In mid-March 2019, we received a message from Christian Weber, the COO of Freeletics, via the contact form on our company website. A former colleague from Switzerland had recommended us because they needed support in redesigning and developing a solution in AWS to replace the existing data warehouse.
In the meantime, I sometimes like to call myself an IT grandpa. For more than 25 years now I have been building various things on the net. In the beginning, it was the Linux router at my family home, which served the family with the internet over LAN.
It helped me to understand the basic functionality of the internet and its protocols like TCP, UDP, or HTTP. Today I support our customers with my team in designing and implementing applications for the internet.
Helping the well-known startup Freeletics to replace their DWH and design a new, future-proof architecture immediately triggered a slight tingling sensation in me. The amount of data to be processed had to be immense!
Although we had already implemented projects on-premise and in the Azure cloud, including what are now often referred to as “big data” projects, we had only gained basic experience with AWS at that time. We therefore did not want to call ourselves experts in this area. But with enough respect for the task, we decided to take a closer look.
After a first meeting with Christian and his data engineering team, it soon became clear that we were going to work together.
The team understood what was important: an in-depth understanding of technologies and their interaction in general, as well as experience in designing and implementing applications.
To develop a new, future-proof system, we first had to understand the existing system. The team helped us to get an insight into the current system that Freeletics had been supplying with data up to that point:
Talend as ETL tool
Mainly batch-based data processing
EC2 Linux machines as ETL hosts
Redshift databases as DWH
Data sources and their target formats in the DWH were identified
Due to the rapid growth of Freeletics customers, to currently more than 42 million, and the resulting data volumes, this solution had reached its limits.
Based on the insights into the existing DWH and the predicted growth, the following requirements were determined:
Events are provided via HTTP
More than 100 events per second must be processed
Data processing almost in real-time
A central database will store Freeletics user data including nested attributes
Events should be enriched with user attributes from the database
The application should be scalable, reliable, expandable, and easy to maintain
AWS as a cloud provider
The operation of the infrastructure should be performed mostly independently by the Data Engineering Team
The data storage is to take place on an S3 DataLake
Python as the primary programming language
PySpark for processing large amounts of data
The Data Analytics team should be able to perform more complex analyses with Spark by accessing raw data.
Teams from product development to finance should have the possibility to independently create generic but complex analyses and simple visualizations.
Due to high read and write accesses and a large number of attributes, including nested attributes, we decided to use a DynamoDB as data storage for Freeletics users.
The fast response time and scalability of DynamoDB were also decisive factors for this choice.
Data is received via an API gateway and processed by Lambda functions.
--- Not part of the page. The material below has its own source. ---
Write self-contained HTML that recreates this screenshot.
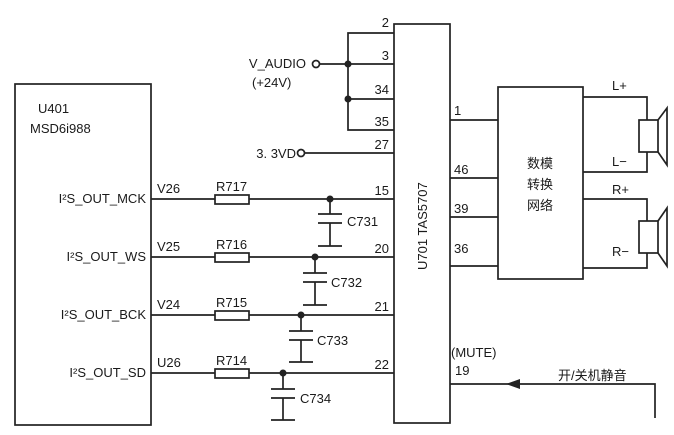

Processing means the enrichment of events by user attributes (stored in the DynamoDB) as well as GDPR-compliant masking of sensitive data such as IP addresses, email addresses, etc.
A general problem with event-based processing is error handling. Something usually goes wrong, no matter how stable the systems are designed. 🙂
If events are faulty, our software has errors. If a target system is temporarily unavailable, an event cannot be processed successfully at that moment. AWS offers SQS dead-letter queues for this kind of problem.
Source: Wikipedia
If an error occurs during processing, incorrect events are moved to an SQS. Monitoring the queues with a subsequent reprocessing function allows you to process incorrect events again without losing them.
Events are stored in S3 partitioned by event type/YYYY/MM/DD. The storing was done in the Lambda functions mentioned before.
A downstream DataBricks job ensures that individual events are combined into parquet files. This allows faster and more cost-effective access to the data.
Ad spend data was loaded daily via classic Python Batch Jobs via an API, or in the case of larger amounts of data, such as CRM data, processed via Spark Jobs. The resulting data was also provided to the S3 DataLake.
The individual events in DataLake or the events aggregated by DataBricks can be accessed by Spark, which also allows for the efficient analysis of large amounts of data.
Freeletics decided on the Amplitude tool to make data accessible to product managers*, for example. For this purpose, events were transferred to Amplitude by forwarding them to an “export” lambda. Evaluations can thus be carried out almost in real time. Identifiers between the different event types allow complex evaluations for product development and controlling.
We implemented the previously planned system together with Freeletics’ data engineering team.
After a development time of about 8 months, all required functionalities were implemented in the new system and made available to the users. The old DWH could be shut down.
Afterward, the Data Engineering Team of Freeletics took over the operation, maintenance, and further development of the system completely. FELD M supports the team until today, July 2020.
As developers*, we should not be put off or even intimidated by what one of my best friends likes to describe as “technology bombshells”. Extensive experience with and a deep understanding of technology allows us to develop good applications – be it in Azure, AWS, on-premise, or any other environment.
After all, our applications are still based on the good old protocols such as TCP, UDP, or HTTP.